List of Pros and Cons of Parliamentary Democracy
In every country that practices parliamentary democracy there are an array of benefits and disadvantages to consider. From giving parties too much power to enabling coalitions, as with any part of the government there are pros and cons to take under advisement.
List of Pros of Parliamentary Democracy
1. Establishing Responsibility
There will be several groups inside of the government ranging from natural resources to public health. Each of these groups will require a leader when you take parliamentary democracy into account. Since there will be an individual who essentially manages each group, this helps to not only create accountability but responsibility as well.

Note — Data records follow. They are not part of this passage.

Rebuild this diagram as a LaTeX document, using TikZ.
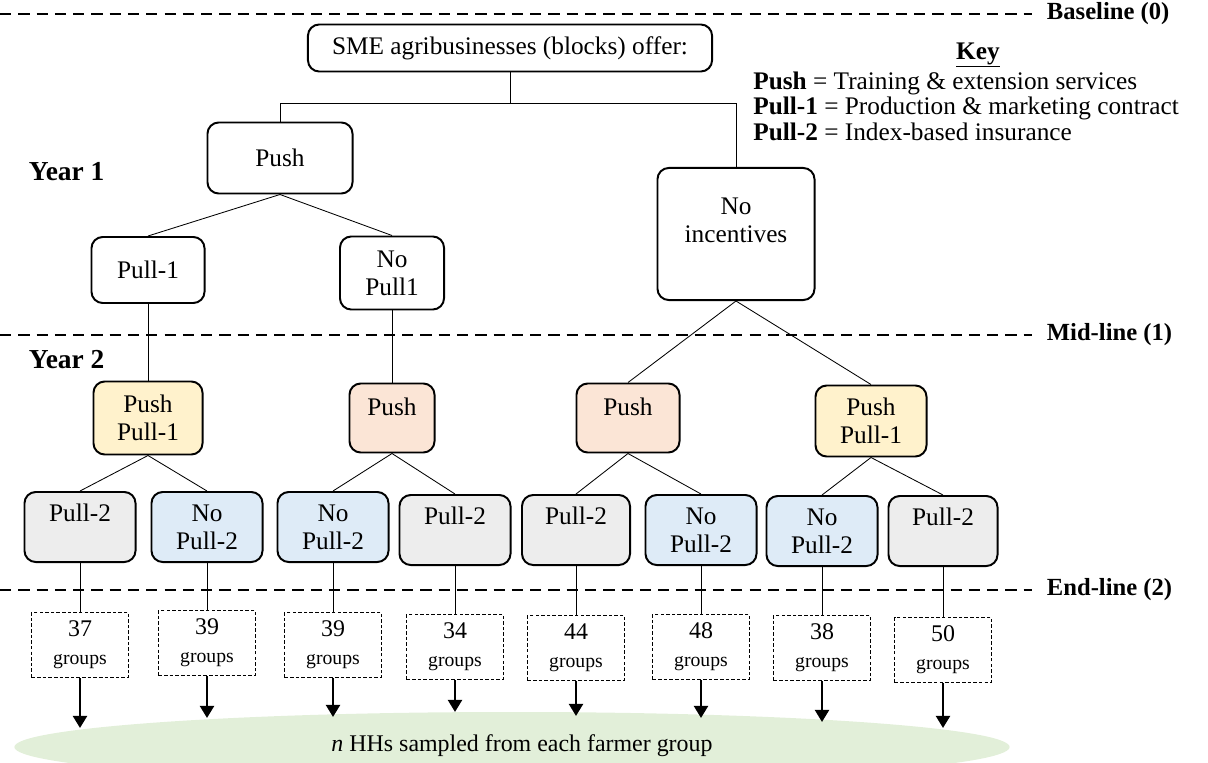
\documentclass[tikz,border=0pt]{standalone}
\usepackage{fontspec}
\setmainfont{Liberation Serif}
\usetikzlibrary{arrows.meta,shapes.geometric}
\definecolor{pushpull}{HTML}{FFF2CC}
\definecolor{pushonly}{HTML}{FBE5D6}
\definecolor{pulltwo}{HTML}{EDEDED}
\definecolor{nopulltwo}{HTML}{DEEBF7}
\definecolor{sample}{HTML}{E2EFD9}
\begin{document}
\begin{tikzpicture}[x=0.025cm,y=-0.025cm,
  box/.style={draw,line width=1.4pt,rounded corners=8pt,align=center,inner sep=0pt,font=\fontsize{18}{20}\selectfont},
  leaf/.style={box,minimum width=2.775cm,minimum height=1.75cm},
  grp/.style={draw,dash pattern=on 2.5pt off 1.5pt,line width=0.6pt,align=center,inner sep=0pt,minimum width=2.425cm,minimum height=1.625cm,font=\fontsize{17}{20}\selectfont},
  lbl/.style={anchor=west,font=\bfseries\fontsize{17.5}{20}\selectfont},
  keyline/.style={anchor=west,inner sep=0pt,font=\fontsize{18}{20}\selectfont},
  stage/.style={line width=1.3pt,dash pattern=on 8pt off 5pt},
  link/.style={line width=0.6pt},
  drop/.style={line width=1.3pt,-{Triangle[length=8.5pt,width=10pt]}}]
\useasboundingbox (0,0) rectangle (1208,762);
% stages
\draw[stage] (0,14) -- (1032,14);
\draw[stage] (0,335) -- (1032,335);
\draw[stage] (0,590) -- (1032,590);
\node[lbl] (base) at (1042,14) {Baseline (0)};
\node[lbl] (mid) at (1042,335) {Mid-line (1)};
\node[lbl] (end) at (1042,590) {End-line (2)};
\node[lbl,font=\bfseries\fontsize{19.5}{22}\selectfont] (yr1) at (24,172) {Year 1};
\node[lbl,font=\bfseries\fontsize{19.5}{22}\selectfont] (yr2) at (24,360) {Year 2};
% key
\node[font=\bfseries\fontsize{18}{20}\selectfont] (key) at (978,55) {\underline{Key}};
\node[keyline] (k1) at (753,83) {\textbf{Push} = Training \& extension services};
\node[keyline] (k2) at (753,108) {\textbf{Pull-1} = Production \& marketing contract};
\node[keyline] (k3) at (753,132) {\textbf{Pull-2} = Index-based insurance};
% year 1
\node[box,minimum width=10.1cm,minimum height=1.175cm] (sme) at (510,48) {SME agribusinesses (blocks) offer:};
\node[box,minimum width=3.625cm,minimum height=1.775cm] (push) at (280,158) {Push};
\node[box,minimum width=3.925cm,minimum height=3.3cm] (noinc) at (736,234) {No\\incentives\\~};
\node[box,minimum width=2.825cm,minimum height=1.65cm] (pull1) at (148,270) {Pull-1};
\node[box,minimum width=2.6cm,minimum height=1.825cm] (nopull1) at (392,273) {No\\Pull1};
\coordinate (fork) at (510,103);
% year 2
\node[box,fill=pushpull,minimum width=2.725cm,minimum height=1.825cm] (y1) at (148,418) {Push\\Pull-1};
\node[box,fill=pushonly,minimum width=2.125cm,minimum height=1.725cm] (s1) at (392,418) {Push\\[-4pt]~};
\node[box,fill=pushonly,minimum width=2.575cm,minimum height=1.725cm] (s2) at (628,418) {Push\\[-4pt]~};
\node[box,fill=pushpull,minimum width=2.775cm,minimum height=1.775cm] (y2) at (871,421) {Push\\Pull-1};
\node[leaf,fill=pulltwo] (a1) at (80,527) {Pull-2\\~};
\node[leaf,fill=nopulltwo] (a2) at (207,527) {No\\Pull-2};
\node[leaf,fill=nopulltwo] (a3) at (333,527) {No\\Pull-2};
\node[leaf,fill=pulltwo] (a4) at (455,530) {Pull-2\\~};
\node[leaf,fill=pulltwo,minimum width=2.7cm] (a5) at (576,530) {Pull-2\\~};
\node[leaf,fill=nopulltwo] (a6) at (701,530) {No\\Pull-2};
\node[leaf,fill=nopulltwo] (a7) at (822,531) {No\\Pull-2};
\node[leaf,fill=pulltwo,minimum width=2.725cm] (a8) at (943,531) {Pull-2\\~};
% end-line groups
\node[grp] (g1) at (80,645) {37\\{\fontsize{14}{16}\selectfont groups}};
\node[grp] (g2) at (207,643) {39\\{\fontsize{14}{16}\selectfont groups}};
\node[grp] (g3) at (333,645) {39\\{\fontsize{14}{16}\selectfont groups}};
\node[grp] (g4) at (455,647) {34\\{\fontsize{14}{16}\selectfont groups}};
\node[grp] (g5) at (576,648) {44\\{\fontsize{14}{16}\selectfont groups}};
\node[grp] (g6) at (701,647) {48\\{\fontsize{14}{16}\selectfont groups}};
\node[grp] (g7) at (822,648) {38\\{\fontsize{14}{16}\selectfont groups}};
\node[grp] (g8) at (943,650) {50\\{\fontsize{14}{16}\selectfont groups}};
\node[ellipse,fill=sample,inner sep=0pt,minimum width=24.875cm,minimum height=1.75cm,font=\fontsize{17}{20}\selectfont] (ell) at (512,747) {};
\node[font=\fontsize{17}{20}\selectfont] (elltext) at (522,746) {\textit{n} HHs sampled from each farmer group};
% links
\draw[link] (sme) -- (fork);
\draw[link] (fork) -| (push);
\draw[link] (fork) -| (noinc);
\draw[link] (pull1.north) -- (push.south) -- (nopull1.north);
\draw[link] (pull1) -- (y1);
\draw[link] (nopull1) -- (s1);
\draw[link] (s2.north) -- (noinc.south) -- (y2.north);
\draw[link] (a1.north) -- (y1.south) -- (a2.north);
\draw[link] (a3.north) -- (s1.south) -- (a4.north);
\draw[link] (a5.north) -- (s2.south) -- (a6.north);
\draw[link] (a7.north) -- (y2.south) -- (a8.north);
\draw[link] (a1) -- (g1);
\draw[link] (a2) -- (g2);
\draw[link] (a3) -- (g3);
\draw[link] (a4) -- (g4);
\draw[link] (a5) -- (g5);
\draw[link] (a6) -- (g6);
\draw[link] (a7) -- (g7);
\draw[link] (a8) -- (g8);
% samples
\draw[drop] (g1.south) -- ++(0,50);
\draw[drop] (g2.south) -- ++(0,42);
\draw[drop] (g3.south) -- ++(0,39);
\draw[drop] (g4.south) -- ++(0,32);
\draw[drop] (g5.south) -- ++(0,35);
\draw[drop] (g6.south) -- ++(0,38);
\draw[drop] (g7.south) -- ++(0,41);
\draw[drop] (g8.south) -- ++(0,45);
\end{tikzpicture}
\end{document}
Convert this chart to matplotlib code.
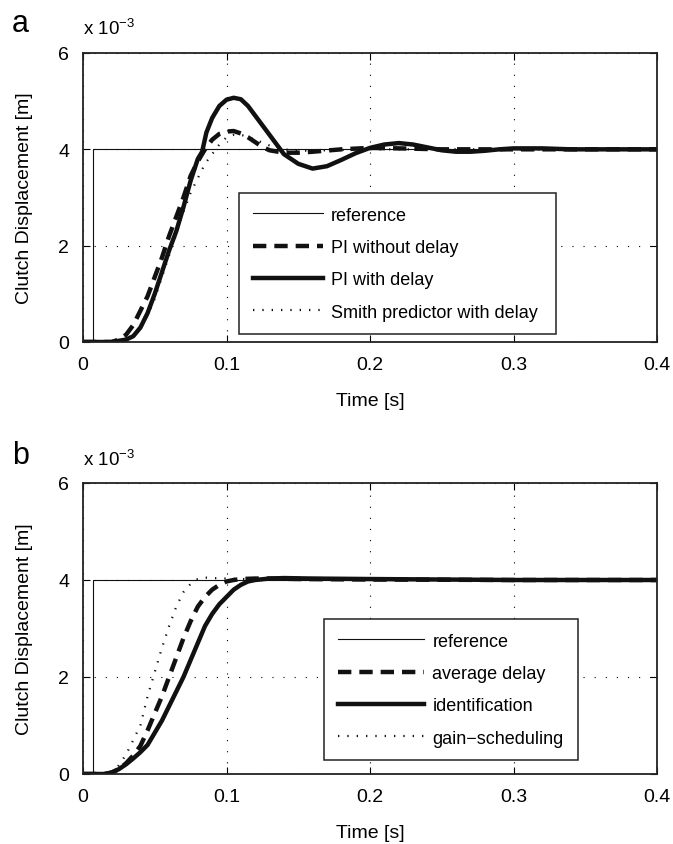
import matplotlib
matplotlib.use("Agg")
import matplotlib.pyplot as plt

plt.rcParams['font.family'] = ['Liberation Sans', 'DejaVu Sans']
plt.rcParams['mathtext.fontset'] = 'custom'
plt.rcParams['mathtext.rm'] = 'Liberation Sans'

# ---------------- data (displacement in units of 1e-3 m) ----------------
ref_t = [0, 0.007, 0.007, 0.4]
ref_y = [0, 0, 4, 4]

# panel a
a_pi_nodelay_t = [0, 0.02, 0.025, 0.03, 0.035, 0.04, 0.045, 0.05, 0.055, 0.06, 0.065, 0.07, 0.075,
                  0.08, 0.085, 0.09, 0.095, 0.1, 0.105, 0.11, 0.115, 0.12, 0.125, 0.13, 0.14, 0.15,
                  0.16, 0.18, 0.2, 0.22, 0.25, 0.3, 0.4]
a_pi_nodelay_y = [0, 0, 0.05, 0.15, 0.35, 0.65, 0.95, 1.35, 1.75, 2.2, 2.6, 3.0, 3.45,
                  3.75, 4.0, 4.2, 4.32, 4.37, 4.38, 4.33, 4.25, 4.15, 4.05, 3.98, 3.93, 3.93,
                  3.95, 4.0, 4.03, 4.02, 4.0, 4.0, 4.0]

a_pi_delay_t = [0, 0.02, 0.03, 0.035, 0.04, 0.045, 0.05, 0.055, 0.06, 0.065, 0.07, 0.075, 0.08,
                0.083, 0.086, 0.09, 0.095, 0.1, 0.105, 0.11, 0.115, 0.12, 0.125, 0.13, 0.135, 0.14,
                0.15, 0.16, 0.17, 0.18, 0.19, 0.2, 0.21, 0.22, 0.23, 0.24, 0.25, 0.26, 0.27, 0.28,
                0.29, 0.3, 0.32, 0.34, 0.36, 0.4]
a_pi_delay_y = [0, 0, 0.05, 0.12, 0.3, 0.6, 1.0, 1.45, 1.9, 2.3, 2.8, 3.35, 3.8,
                3.95, 4.35, 4.65, 4.9, 5.03, 5.07, 5.04, 4.9, 4.7, 4.5, 4.3, 4.1, 3.9,
                3.7, 3.6, 3.65, 3.78, 3.92, 4.03, 4.1, 4.13, 4.1, 4.04, 3.98, 3.95, 3.95, 3.97,
                4.0, 4.02, 4.02, 4.0, 4.0, 4.0]

a_smith_t = [0, 0.02, 0.03, 0.035, 0.04, 0.045, 0.05, 0.055, 0.06, 0.065, 0.07, 0.075, 0.08, 0.085,
             0.09, 0.095, 0.1, 0.105, 0.11, 0.115, 0.12, 0.13, 0.14, 0.15, 0.17, 0.2, 0.25, 0.3, 0.4]
a_smith_y = [0, 0, 0.05, 0.12, 0.28, 0.55, 0.9, 1.35, 1.8, 2.25, 2.7, 3.1, 3.4, 3.7,
             3.9, 4.1, 4.25, 4.3, 4.3, 4.26, 4.2, 4.08, 4.0, 3.97, 3.98, 4.0, 4.0, 4.0, 4.0]

# panel b
b_avg_t = [0, 0.015, 0.02, 0.025, 0.03, 0.035, 0.04, 0.045, 0.05, 0.055, 0.06, 0.065, 0.07, 0.075,
           0.08, 0.085, 0.09, 0.095, 0.1, 0.105, 0.11, 0.12, 0.13, 0.15, 0.2, 0.3, 0.4]
b_avg_y = [0, 0, 0.03, 0.1, 0.22, 0.38, 0.58, 0.9, 1.25, 1.6, 2.0, 2.4, 2.8, 3.15,
           3.45, 3.65, 3.8, 3.9, 3.97, 4.0, 4.02, 4.03, 4.03, 4.02, 4.01, 4.0, 4.0]

b_ident_t = [0, 0.015, 0.02, 0.025, 0.03, 0.035, 0.04, 0.045, 0.05, 0.055, 0.06, 0.065, 0.07, 0.075,
             0.08, 0.085, 0.09, 0.095, 0.1, 0.105, 0.11, 0.115, 0.12, 0.13, 0.14, 0.16, 0.2, 0.25,
             0.3, 0.4]
b_ident_y = [0, 0, 0.03, 0.1, 0.2, 0.32, 0.45, 0.6, 0.85, 1.1, 1.4, 1.7, 2.0, 2.35,
             2.7, 3.05, 3.3, 3.5, 3.65, 3.8, 3.9, 3.97, 4.0, 4.03, 4.04, 4.03, 4.02, 4.01,
             4.0, 4.0]

b_gain_t = [0, 0.015, 0.02, 0.025, 0.03, 0.035, 0.04, 0.045, 0.05, 0.055, 0.06, 0.065, 0.07, 0.075,
            0.08, 0.085, 0.09, 0.1, 0.11, 0.12, 0.14, 0.2, 0.3, 0.4]
b_gain_y = [0, 0, 0.05, 0.18, 0.4, 0.7, 1.0, 1.6, 2.1, 2.6, 3.05, 3.45, 3.75, 3.92,
            4.02, 4.05, 4.04, 4.03, 4.02, 4.02, 4.01, 4.0, 4.0, 4.0]

x_ticks = [0, 0.1, 0.2, 0.3, 0.4]
x_ticklabels = ['0', '0.1', '0.2', '0.3', '0.4']
y_ticks = [0, 2, 4, 6]
y_ticklabels = ['0', '2', '4', '6']

a_labels = ['reference', 'PI without delay', 'PI with delay', 'Smith predictor with delay']
b_labels = ['reference', 'average delay', 'identification', 'gain\u2212scheduling']

# ---------------- figure ----------------
W, H = 673, 845
fig = plt.figure(figsize=(W / 100, H / 100), dpi=100)

TICK_FS = 14
LAB_FS = 14
LEG_FS = 13
AX_LEFT, AX_RIGHT = 83, 657


def make_axes(top_px, bot_px):
    return fig.add_axes([AX_LEFT / W, 1 - bot_px / H, (AX_RIGHT - AX_LEFT) / W,
                         (bot_px - top_px) / H])


def style_axes(ax, h_px):
    ax.set_xlim(0, 0.4)
    ax.set_ylim(0, 6)
    ax.set_xticks(x_ticks)
    ax.set_xticklabels(x_ticklabels)
    ax.set_yticks(y_ticks)
    ax.set_yticklabels(y_ticklabels)
    ax.tick_params(direction='in', length=5, width=0.8, top=True, right=True,
                   labelsize=TICK_FS, pad=10)
    ax.grid(True, color='black', linewidth=0.8, linestyle=(0, (1, 9)))
    for s in ax.spines.values():
        s.set_linewidth(1.3)
        s.set_color('#222222')
    ax.set_xlabel('Time [s]', fontsize=LAB_FS)
    ax.xaxis.set_label_coords(0.5, -50 / h_px)
    ax.set_ylabel('Clutch Displacement [m]', fontsize=LAB_FS)
    ax.yaxis.set_label_coords(-50 / (AX_RIGHT - AX_LEFT), 0.5)


def draw(ax, series, labels, legend_box, handlelength):
    (rt, ry), (dt, dy), (st, sy), (ot, oy) = series
    h1, = ax.plot(rt, ry, color='#111111', linewidth=0.8, label=labels[0])
    h2, = ax.plot(dt, dy, color='#111111', linewidth=3.2, linestyle=(0, (3, 1.8)),
                  label=labels[1])
    h3, = ax.plot(st, sy, color='#111111', linewidth=3.2, linestyle='-', label=labels[2])
    h4, = ax.plot(ot, oy, color='#111111', linewidth=1.6, linestyle=(0, (0.6, 3.6)),
                  label=labels[3])
    leg = ax.legend(handles=[h1, h2, h3, h4], loc='upper left', bbox_to_anchor=legend_box,
                    mode='expand', fontsize=LEG_FS, frameon=True, fancybox=False,
                    framealpha=1, edgecolor='#222222', borderaxespad=0,
                    handlelength=handlelength, handletextpad=0.45, labelspacing=0.85,
                    borderpad=0.75)
    leg.get_frame().set_linewidth(1.1)


def legend_box(ax_top, ax_bot, left, right, top, bot):
    h = ax_bot - ax_top
    w = AX_RIGHT - AX_LEFT
    return ((left - AX_LEFT) / w, (ax_bot - bot) / h, (right - left) / w, (bot - top) / h)


# panel a
A_TOP, A_BOT = 54, 343
ax1 = make_axes(A_TOP, A_BOT)
style_axes(ax1, A_BOT - A_TOP)
draw(ax1, [(ref_t, ref_y), (a_pi_nodelay_t, a_pi_nodelay_y), (a_pi_delay_t, a_pi_delay_y),
           (a_smith_t, a_smith_y)], a_labels,
     legend_box(A_TOP, A_BOT, 239, 556, 194, 334), 3.9)

# panel b
B_TOP, B_BOT = 484, 775
ax2 = make_axes(B_TOP, B_BOT)
style_axes(ax2, B_BOT - B_TOP)
draw(ax2, [(ref_t, ref_y), (b_avg_t, b_avg_y), (b_ident_t, b_ident_y),
           (b_gain_t, b_gain_y)], b_labels,
     legend_box(B_TOP, B_BOT, 324, 578, 620, 759), 4.8)

# panel letters and exponent labels
fig.text(12 / W, 1 - 24 / H, 'a', fontsize=22, va='center', ha='left')
fig.text(83 / W, 1 - 29 / H, 'x 10$^{\\mathregular{\u2212 3}}$', fontsize=13.5, va='center', ha='left')
fig.text(12 / W, 1 - 456 / H, 'b', fontsize=22, va='center', ha='left')
fig.text(83 / W, 1 - 460 / H, 'x 10$^{\\mathregular{\u2212 3}}$', fontsize=13.5, va='center', ha='left')

fig.savefig('out.png', dpi=100)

2. Flexibility in Electoral Parties
Instead of focusing on 2 main parties that will be running for office, in a parliamentary democracy there can be upwards of 5 parties running to be the head of government. This gives voters the ability to choose from a selection of different people with different views and it also helps to spread change throughout a country. Citizens will be able to feel like they are making more of a difference with a parliamentary democracy.
3. Giving Voices to Minimal Parties
Even individuals who are seen as the minority party are given the opportunity to have a voice in government with a parliamentary democracy. It essentially works on the notion that everyone can have a great idea, even if they aren’t 100% in power.
List of Cons of Parliamentary Democracy
1. Giving too Much Power
Unlike other types of democratic voting systems, one of the main concerns pertaining to parliamentary democracies is the fact that too much power is being given to the minorities and smaller parties. They have the opportunity to get a small following of representatives that can give too much power into the wrong hands and takes the focus off of larger political parties.
2. Eliminating Small Party Concerns
When you take a look at the concerns of small parties, you’ll notice that they are typically running “for the people” and for what the people want. There is very little incentive for larger parties to bring the attention to smaller ones, which eliminates a variety of concerns that regular citizens have.
3. Executive and Legislative Connections
It’s equally important to remember that there is a strong and short connection between the executive and legislative branches in a parliamentary democracy. This results in the inability to keep either group’s power in check.